A few remarks on that argument. First of all, the metaphor of the man walking down the middle of the road comes to mind. Identity Parade in particular, alongside The Best British Poetry 2011 (also Lumsden-edited) has more than once been lambasted for having included the wrong poets and passed over others whose inclusion in any generational anthology should be a given. Wootten need not be worried that Lumsden's tastes don't offend anyone, or that he fails to be selective.
Moreover, a representative sample has to be representative. The size of the sample in relation to the population matters. If an editor or publisher is to in any way carry off the claim that their book is a generational anthology, even tentatively, it has to convince its readers that it covers a fair bit of the ground.
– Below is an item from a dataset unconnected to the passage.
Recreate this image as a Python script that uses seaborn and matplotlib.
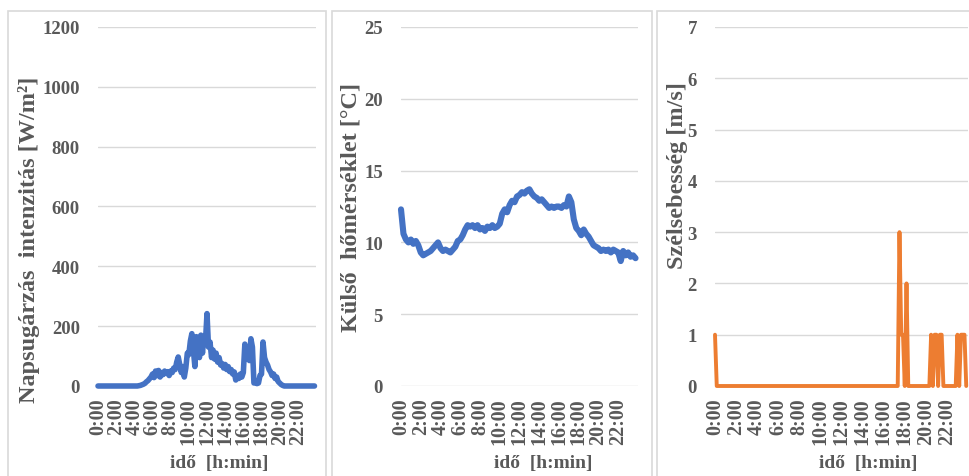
import numpy as np
import pandas as pd
import matplotlib
matplotlib.use("Agg")
import matplotlib.pyplot as plt
from matplotlib.patches import Rectangle
import seaborn as sns

# --- data (one row per hour) ---
# solar irradiance, 10 min steps [W/m2]
solar = [
    0, 0, 0, 0, 0, 0,
    0, 0, 0, 0, 0, 0,
    0, 0, 0, 0, 0, 0,
    0, 0, 0, 0, 0, 0,
    0, 0, 0, 1, 2, 4,
    6, 9, 14, 18, 24, 30,
    40, 28, 50, 35, 52, 30,
    45, 38, 50, 42, 48, 35,
    50, 45, 60, 55, 80, 97,
    70, 45, 65, 30, 60, 110,
    105, 150, 175, 120, 65, 165,
    160, 95, 170, 110, 165, 150,
    242, 130, 147, 95, 120, 90,
    110, 80, 95, 70, 75, 60,
    72, 55, 65, 48, 55, 40,
    47, 20, 35, 25, 40, 30,
    45, 140, 90, 120, 85, 158,
    130, 10, 15, 8, 10, 35,
    40, 147, 95, 80, 70, 55,
    47, 35, 40, 25, 30, 15,
    10, 5, 2, 0, 0, 0,
    0, 0, 0, 0, 0, 0,
    0, 0, 0, 0, 0, 0,
    0, 0, 0, 0, 0, 0,
]

# outdoor temperature, 15 min steps [degC]
temperature = [
    12.3, 10.6, 10.2, 10.0,
    10.2, 9.9, 10.1, 9.8,
    9.3, 9.1, 9.2, 9.3,
    9.4, 9.6, 9.8, 10.0,
    9.6, 9.4, 9.5, 9.4,
    9.3, 9.5, 9.7, 10.1,
    10.2, 10.5, 10.9, 11.2,
    11.1, 11.2, 11.0, 11.2,
    10.9, 11.0, 10.8, 11.1,
    11.0, 11.2, 11.0, 11.1,
    11.3, 12.0, 12.3, 12.1,
    12.6, 12.9, 12.8, 13.2,
    13.3, 13.5, 13.4, 13.6,
    13.7, 13.4, 13.2, 13.1,
    12.9, 13.0, 12.8, 12.6,
    12.4, 12.5, 12.4, 12.5,
    12.5, 12.4, 12.6, 12.5,
    13.2, 12.8, 11.6, 11.0,
    10.8, 10.5, 10.9, 10.6,
    10.4, 10.1, 9.8, 9.7,
    9.6, 9.4, 9.5, 9.4,
    9.5, 9.3, 9.5, 9.4,
    9.3, 8.7, 9.4, 9.1,
    9.3, 9.0, 9.1, 8.9,
]

# wind speed, 10 min steps [m/s]
wind = [
    1, 0, 0, 0, 0, 0,
    0, 0, 0, 0, 0, 0,
    0, 0, 0, 0, 0, 0,
    0, 0, 0, 0, 0, 0,
    0, 0, 0, 0, 0, 0,
    0, 0, 0, 0, 0, 0,
    0, 0, 0, 0, 0, 0,
    0, 0, 0, 0, 0, 0,
    0, 0, 0, 0, 0, 0,
    0, 0, 0, 0, 0, 0,
    0, 0, 0, 0, 0, 0,
    0, 0, 0, 0, 0, 0,
    0, 0, 0, 0, 0, 0,
    0, 0, 0, 0, 0, 0,
    0, 0, 0, 0, 0, 0,
    0, 0, 0, 0, 0, 0,
    0, 0, 0, 0, 0, 0,
    0, 0, 0, 3, 1, 1,
    0, 2, 0, 0, 0, 0,
    0, 0, 0, 0, 0, 0,
    0, 0, 0, 1, 0, 1,
    1, 0, 1, 1, 0, 0,
    0, 0, 0, 0, 0, 0,
    1, 0, 1, 1, 1, 0,
]

tick_hours = list(range(0, 24, 2))
tick_labels = [f"{h}:00" for h in tick_hours]

df_solar = pd.DataFrame({"hour": np.arange(len(solar)) / 6, "value": solar})
df_temp = pd.DataFrame({"hour": np.arange(len(temperature)) / 4, "value": temperature})
df_wind = pd.DataFrame({"hour": np.arange(len(wind)) / 6, "value": wind})

sns.set_theme(style="white")
plt.rcParams["font.family"] = ["Liberation Serif", "DejaVu Serif"]
plt.rcParams["font.weight"] = "bold"

TXT = "#595959"
GRID = "#d9d9d9"
W, H = 969, 477

fig = plt.figure(figsize=(W / 100, H / 100), dpi=100)


def px_axes(left, right, top=28, bottom=387):
    return fig.add_axes([left / W, (H - bottom) / H, (right - left) / W, (bottom - top) / H])


# panel frames
for l, r in [(8, 326), (332, 652), (657, 990)]:
    fig.patches.append(Rectangle((l / W, -0.02), (r - l) / W, 1 - 12 / H + 0.02,
                                 transform=fig.transFigure, fill=False,
                                 edgecolor=GRID, linewidth=1.2))

panels = [
    dict(df=df_solar, color="#4472C4", lw=4.0, left=98, right=316,
         ylim=1200, ystep=200, ylabel="Napsugárzás  intenzitás [W/m²]",
         ylab_xy=(-0.315, 0.41), xlab_x=0.555),
    dict(df=df_temp, color="#4472C4", lw=4.4, left=401, right=638,
         ylim=25, ystep=5, ylabel="Külső  hőmérséklet [°C]",
         ylab_xy=(-0.21, 0.50), xlab_x=0.60),
    dict(df=df_wind, color="#ED7D31", lw=2.8, left=715, right=968,
         ylim=7, ystep=1, ylabel="Szélsebesség [m/s]",
         ylab_xy=(-0.148, 0.59), xlab_x=0.605),
]

for p in panels:
    ax = px_axes(p["left"], p["right"])
    sns.lineplot(data=p["df"], x="hour", y="value", ax=ax, color=p["color"],
                 linewidth=p["lw"], clip_on=False)
    ax.set_xlim(0, 24)
    ax.set_ylim(0, p["ylim"])
    ax.set_yticks(np.arange(0, p["ylim"] + p["ystep"] / 2, p["ystep"]))
    ax.set_xticks(tick_hours)
    ax.set_xticklabels(tick_labels, rotation=90)
    ax.yaxis.grid(True, color=GRID, linewidth=1)
    ax.set_axisbelow(True)
    for s in ax.spines.values():
        s.set_visible(False)
    ax.tick_params(axis="y", length=0, pad=13, labelsize=13.5, labelcolor=TXT)
    ax.tick_params(axis="x", length=0, pad=8, labelsize=14.5, labelcolor=TXT)
    for t in ax.get_xticklabels() + ax.get_yticklabels():
        t.set_fontweight("bold")
    ax.set_ylabel(p["ylabel"], fontsize=17.5, fontweight="bold", color=TXT, va="center")
    ax.yaxis.set_label_coords(*p["ylab_xy"])
    ax.set_xlabel("idő  [h:min]", fontsize=14, fontweight="bold", color=TXT, va="center")
    ax.xaxis.set_label_coords(p["xlab_x"], -0.212)

fig.savefig("out.png", dpi=100)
I don't think this is actually possible with British poetry today, except by means of the mega-anthology. Sure, you could select your 20 or so luminaries and write a fiercely combative introduction that puts them at the centre of everything that's happening, but no sensible person would waste time entertaining the thought that you were right. They might read your book, and they might even say you've articulated your views forcefully, but unless there were some reason they were in your thrall, and in your thrall alone, they would then re-subject themselves to the vast arena of poetry beyond your wagon-circle and never find themselves thinking: "But how would I refute x's case for those 20?"
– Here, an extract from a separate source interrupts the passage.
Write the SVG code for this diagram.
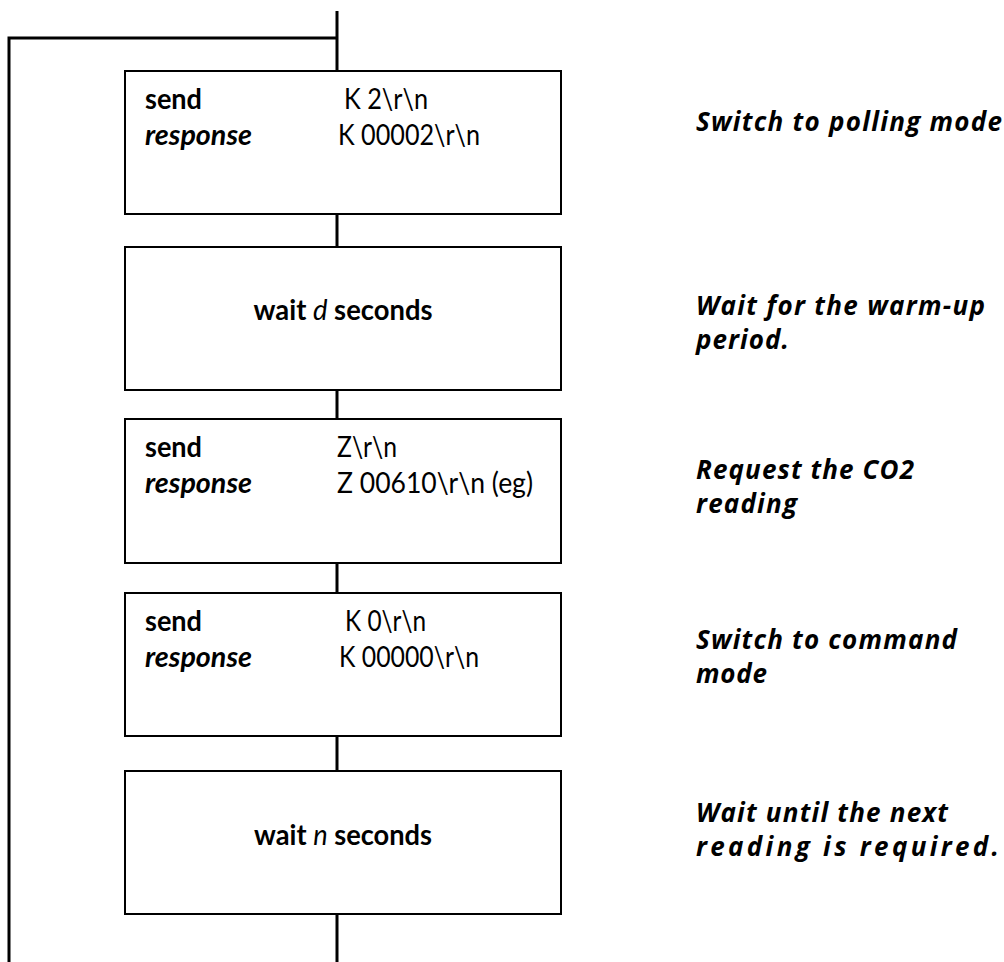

The article also includes the oft-used phrase "competent but unexceptional poets", which is usually a shorthand for a general complaint that there aren't enough poets on high pedestals, who can be seen for miles around. No one's ever made a great case for why we need these pedestalled poets, and no one has, to my knowledge, made a strong case for any poet of the modern era deserving this position, and that's why we are where we are now. But I don't entirely dislike where we are now.